Она пыталась сдержать себя, но было поздно. Мысли подруги навеяли грусть и отчаяние, и Люба расплакалась, уткнувшись Римме в плечо. Она ощутила, как содрогнулось тело Риммы, когда она попыталась подавить в себе рыдания, которые толчками вырывались наружу. Римма обняла подругу и сама неутешительно расплакалась.
– Почему я должна покинуть этот мир так рано? – сквозь слезы говорила Римма. – Мне очень страшно! Я не хочу умирать!
– Я с тобой, мы что-нибудь придумаем, – отвечала ей Люба, хотя сама не знала, как утешить подругу. – Мы обязательно что-нибудь придумаем!
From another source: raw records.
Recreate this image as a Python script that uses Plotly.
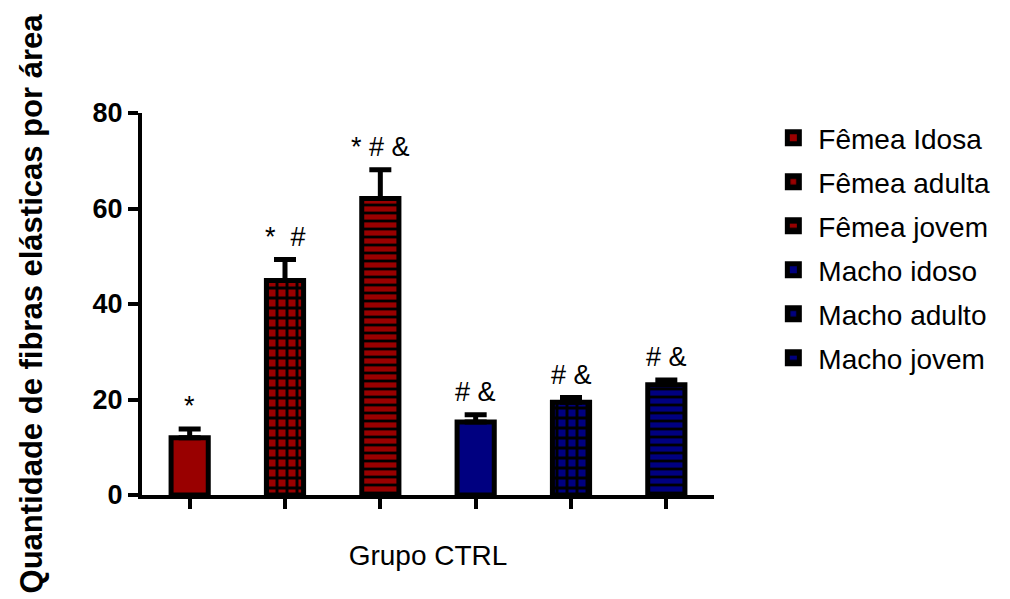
import plotly.graph_objects as go

groups = ["Fêmea Idosa", "Fêmea adulta", "Fêmea jovem", "Macho idoso", "Macho adulto", "Macho jovem"]
means = [12.0, 44.9, 62.1, 15.3, 19.4, 23.1]
sems = [1.8, 4.4, 6.0, 1.5, 1.0, 1.0]
signif = ["*", "*  #", "* # &", "# &", "# &", "# &"]
y_ticks = [0, 20, 40, 60, 80]

RED = "#990000"
BLUE = "#000080"
colors = [RED, RED, RED, BLUE, BLUE, BLUE]
shapes = ["", "+", "-", "", "+", "-"]
psize = {"": 8, "+": 10, "-": 8}
psolid = {"": 0.3, "+": 0.5, "-": 0.35}

FONT = "Arial, Liberation Sans, sans-serif"

fig = go.Figure()
for g, m, s, c, sh in zip(groups, means, sems, colors, shapes):
    fig.add_trace(go.Bar(
        x=[g], y=[m], name=g, legendgroup=g, width=0.39,
        marker=dict(color=c, line=dict(color="black", width=5),
                    pattern=dict(shape=sh, fgcolor="black", bgcolor=c,
                                 size=psize[sh], solidity=psolid[sh], fillmode="replace")),
        error_y=dict(type="data", array=[s], arrayminus=[0], symmetric=False,
                     color="black", thickness=5, width=11),
    ))

for g, m, s, t in zip(groups, means, sems, signif):
    fig.add_annotation(x=g, y=m + s, text=t, showarrow=False, yanchor="bottom",
                       yshift=6, font=dict(family=FONT, size=27, color="black"))

fig.update_layout(
    width=1010, height=599, template="none",
    paper_bgcolor="white", plot_bgcolor="white",
    margin=dict(l=142, r=296, t=113, b=104),
    barmode="overlay", showlegend=True,
    font=dict(family=FONT, color="black"),
    legend=dict(x=1.095, y=1.0, xanchor="left", yanchor="top",
                font=dict(family=FONT, size=28), tracegroupgap=4.6,
                itemwidth=40, bgcolor="rgba(0,0,0,0)"),
    xaxis=dict(type="category", categoryarray=groups, range=[-0.5, 5.5],
               showline=True, linecolor="black", linewidth=4, showgrid=False,
               zeroline=False, ticks="outside", ticklen=10, tickwidth=3.5,
               tickcolor="black", showticklabels=False, automargin=False,
               title=dict(text="Grupo CTRL", font=dict(family=FONT, size=28), standoff=38)),
    yaxis=dict(range=[0, 80], tickvals=y_ticks, showline=True, linecolor="black",
               linewidth=4, showgrid=False, zeroline=False, ticks="outside",
               ticklen=10, tickwidth=3.5, tickcolor="black", automargin=False,
               tickfont=dict(family=FONT, size=27, weight="bold"),
               title=dict(text="Quantidade de fibras elásticas por área",
                          font=dict(family=FONT, size=31, weight="bold"), standoff=42)),
)

fig.write_html("out.html")
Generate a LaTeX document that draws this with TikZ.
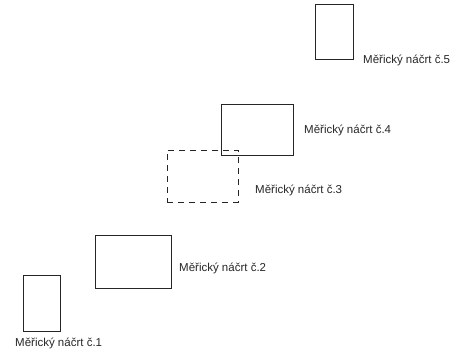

– Не бросай меня, Любонька, – всхлипывая, просила Римма.
– Я с тобой!
Они долго плакали, сетуя на несправедливость и жестокость этого мира, пока все слезы не были выплаканы.
– Если хочешь, то можем повторить поход в кабак, – сказала Люба, вытирая красное лицо после умывания.
– Не хочется. Оторвались один раз по полной, и хватит. Особого удовольствия я не получила.
– Чего еще тебе хочется?
– Так спрашивают о последнем желании человека на этой земле. – Римма попробовала улыбнуться, но улыбка вышла кривой и грустной. – Хочется в одночасье многого и ничего. – Женщина пожала плечами.
– Определяйся!
– Я подумаю.
Люба рассчитывала остаться у нее на ночь, но Римма сказала, что хочет побыть одна.
– Выгоняешь подругу? – пошутила Люба, одеваясь в коридоре.
– Нет. Буду обдумывать свое очередное желание.
– Особо не капризничай! – улыбнулась ей Люба на прощанье.
В квартире стало так тихо, что было слышно тиканье настенных часов. Римма подумала, что никогда раньше не задумывалась о том, что невинный часовой механизм с циферблатом на стене ведет людям обратный счет времени и каждое его тик-так – это еще один шаг в небытие.
«Надо думать о чем-то хорошем», – решила она и закрыла дверь, чтобы не слышать тиканье.
Римма приняла свою любимую позу на диване и задумалась о том, чего ей хочется сейчас больше всего. Конечно же, ей хотелось проснуться и понять, что ее болезнь – это просто страшный сон, но она не спала. Значит, надо отпустить мысли о неизбежном и подумать о своих желаниях. И снова она вспомнила Алексея.
«Неужели мы с ним так и не встретимся? Если быть откровенной, то очень хочется его увидеть, – думала она. – Только увидеть? Нет, я хочу испытать еще хотя бы один раз то, что было между нами в молодости, и снова ощутить себя желанной, возбужденной, страстной, такой, какой я никогда не была с мужем».
От одних таких мыслей ее бросило в жар. Римма ни разу не изменяла мужу, не допускала об этом даже мысли, но сейчас все было иначе.
«Кому нужна будет моя верность, если меня скоро не станет? – подумала она. – Если Алексей спрашивает обо мне у Тоси, значит, у него остались ко мне чувства?»